Member of Parliament
- In office 12 Nov 2020 – 7 January 2024
- Preceded by: Sahara Khatun
- Succeeded by: Khosru Chowdhury
- Constituency: Dhaka-18

Personal details
- Born: 1 March 1963 (age 63) Dacca, Bengal Presidency
- Party: Bangladesh Awami League
- Spouse: Shamima Habib
- Occupation: Business

= Mohammad Habib Hasan =

Bangladeshi politician and Former Member of Parliament

Mohammad Habib Hasan (born 1 March 1963) is a Bangladeshi Bangladesh Awami League's politician who was a Member of Parliament for Dhaka-18 Constituency.

== Career ==
Hasan was the Organizing Secretary of Harirampur Union Awami League afterwards became the General Secretary of Greater Uttara Thana Awami League.

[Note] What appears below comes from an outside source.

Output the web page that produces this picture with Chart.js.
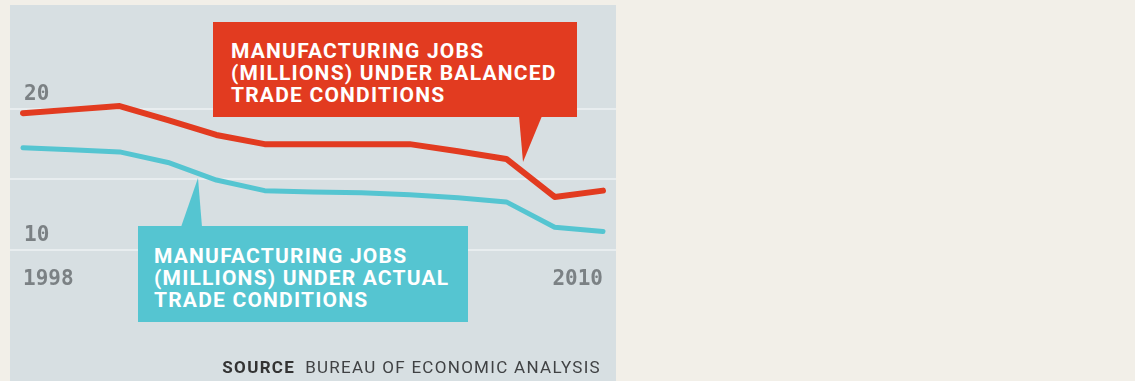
<!DOCTYPE html>
<html>
<head>
<meta charset="utf-8">
<script src="https://cdn.jsdelivr.net/npm/chart.js@4"></script>
<style>
  html, body { margin: 0; padding: 0; background: #f2efe8; width: 1135px; height: 381px; overflow: hidden; }
  #panel { position: absolute; left: 10px; top: 5px; width: 606px; height: 376px; background: #d7dfe2; }
  #chart-wrap { position: absolute; left: 0; top: 0; width: 606px; height: 304px; }
  .callout {
    position: absolute; box-sizing: border-box; white-space: nowrap; color: #fff;
    font-family: Roboto, sans-serif; font-weight: 700; font-size: 21px; line-height: 22px; letter-spacing: 1.2px;
  }
  #red-box { left: 203px; top: 17px; width: 364px; height: 95px; background: #e23b20; padding: 18px 0 0 18px; }
  #cyan-box { left: 128px; top: 221px; width: 330px; height: 96px; background: #55c5d1; padding: 19px 0 0 16px; }
  #pointers { position: absolute; left: 0; top: 0; width: 606px; height: 376px; pointer-events: none; }
  #source {
    position: absolute; right: 15px; top: 352px; font-family: Roboto, sans-serif; font-size: 17px;
    line-height: 20px; color: #404244; white-space: nowrap; letter-spacing: 1.3px;
  }
  #source b { color: #333; margin-right: 10px; }
</style>
</head>
<body>
<div id="panel">
  <div id="chart-wrap"><canvas id="jobs-chart"></canvas></div>
  <svg id="pointers" viewBox="0 0 606 376">
    <polygon points="509,111 532,111 513,157" fill="#e23b20"></polygon>
    <polygon points="171,222 192,222 188,173" fill="#55c5d1"></polygon>
  </svg>
  <div class="callout" id="red-box">MANUFACTURING JOBS<br>(MILLIONS) UNDER BALANCED<br>TRADE CONDITIONS</div>
  <div class="callout" id="cyan-box">MANUFACTURING JOBS<br>(MILLIONS) UNDER ACTUAL<br>TRADE CONDITIONS</div>
  <div id="source"><b>SOURCE</b>BUREAU OF ECONOMIC ANALYSIS</div>
</div>

<script>
'use strict';

// ---- Data ----
var years = [1998, 1999, 2000, 2001, 2002, 2003, 2004, 2005, 2006, 2007, 2008, 2009, 2010];
var balancedJobs = [19.7, 19.95, 20.2, 19.2, 18.15, 17.5, 17.5, 17.5, 17.5, 17.0, 16.45, 13.75, 14.2];
var actualJobs = [17.25, 17.1, 16.95, 16.2, 14.95, 14.2, 14.1, 14.05, 13.9, 13.7, 13.4, 11.6, 11.3];
var yTicks = [10, 15, 20];
var yLabels = { 10: '10', 20: '20' };
var xTicks = [1998, 2010];

var RED = '#e23b20';
var CYAN = '#55c5d1';
var AXIS_TEXT = '#7b8184';
var AXIS_FONT = { family: 'DejaVu Sans Mono', size: 21, weight: 'bold' };

function toPoints(values) {
  return years.map(function(y, i) { return { x: y, y: values[i] }; });
}

function noPadding(scale) {
  scale.paddingLeft = 0;
  scale.paddingRight = 0;
  scale.paddingTop = 0;
  scale.paddingBottom = 0;
}

new Chart(document.getElementById('jobs-chart'), {
  type: 'line',
  data: {
    datasets: [
      {
        label: 'Manufacturing jobs (millions) under actual trade conditions',
        data: toPoints(actualJobs),
        borderColor: CYAN,
        borderWidth: 5,
        pointRadius: 0,
        tension: 0,
        borderCapStyle: 'round',
        borderJoinStyle: 'round',
      },
      {
        label: 'Manufacturing jobs (millions) under balanced trade conditions',
        data: toPoints(balancedJobs),
        borderColor: RED,
        borderWidth: 6,
        pointRadius: 0,
        tension: 0,
        borderCapStyle: 'round',
        borderJoinStyle: 'round',
      },
    ],
  },
  options: {
    responsive: true,
    maintainAspectRatio: false,
    animation: false,
    devicePixelRatio: 1,
    layout: { padding: 0 },
    plugins: {
      legend: { display: false },
      tooltip: { enabled: false },
    },
    scales: {
      x: {
        type: 'linear',
        min: 1997.731,
        max: 2010.269,
        grid: { display: false, drawTicks: false },
        border: { display: false },
        afterBuildTicks: function(scale) {
          scale.ticks = xTicks.map(function(v) { return { value: v }; });
        },
        afterFit: noPadding,
        ticks: {
          autoSkip: false,
          maxRotation: 0,
          align: 'inner',
          padding: 17,
          color: AXIS_TEXT,
          font: AXIS_FONT,
          callback: function(v) { return String(v); },
        },
      },
      y: {
        type: 'linear',
        min: 10,
        max: 27.376,
        grid: { color: '#e8edef', lineWidth: 2, drawTicks: false },
        border: { display: false },
        afterBuildTicks: function(scale) {
          scale.ticks = yTicks.map(function(v) { return { value: v }; });
        },
        afterFit: function(scale) {
          scale.width = 0;
          noPadding(scale);
        },
        ticks: {
          mirror: true,
          padding: 14,
          labelOffset: -14,
          color: AXIS_TEXT,
          font: AXIS_FONT,
          callback: function(v) { return yLabels[v] || ''; },
        },
      },
    },
  },
});
</script>
</body>
</html>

Mohammad Habib Hasan became the Joint General Secretary of Dhaka city north Awami League for the first time on 2016 and again became senior joint general secretary of Dhaka city north Awami League in November 2020. After the death of the former MP of Dhaka-18 Sahara Khatun on 9 July 2020 Mohammad Habib Hasan was elected a Member of Parliament in the vacant seat of Dhaka-18 constituency, in the by-election held on 12 November 2020.

Hasan lost the 2024 general election to independent candidate Khosru Chowdhury. His brother and former president of Dhaka Ward-1 Awami League, Anwarul Islam, was killed in a clash with protestors in Uttara during the Non-cooperation movement (2024).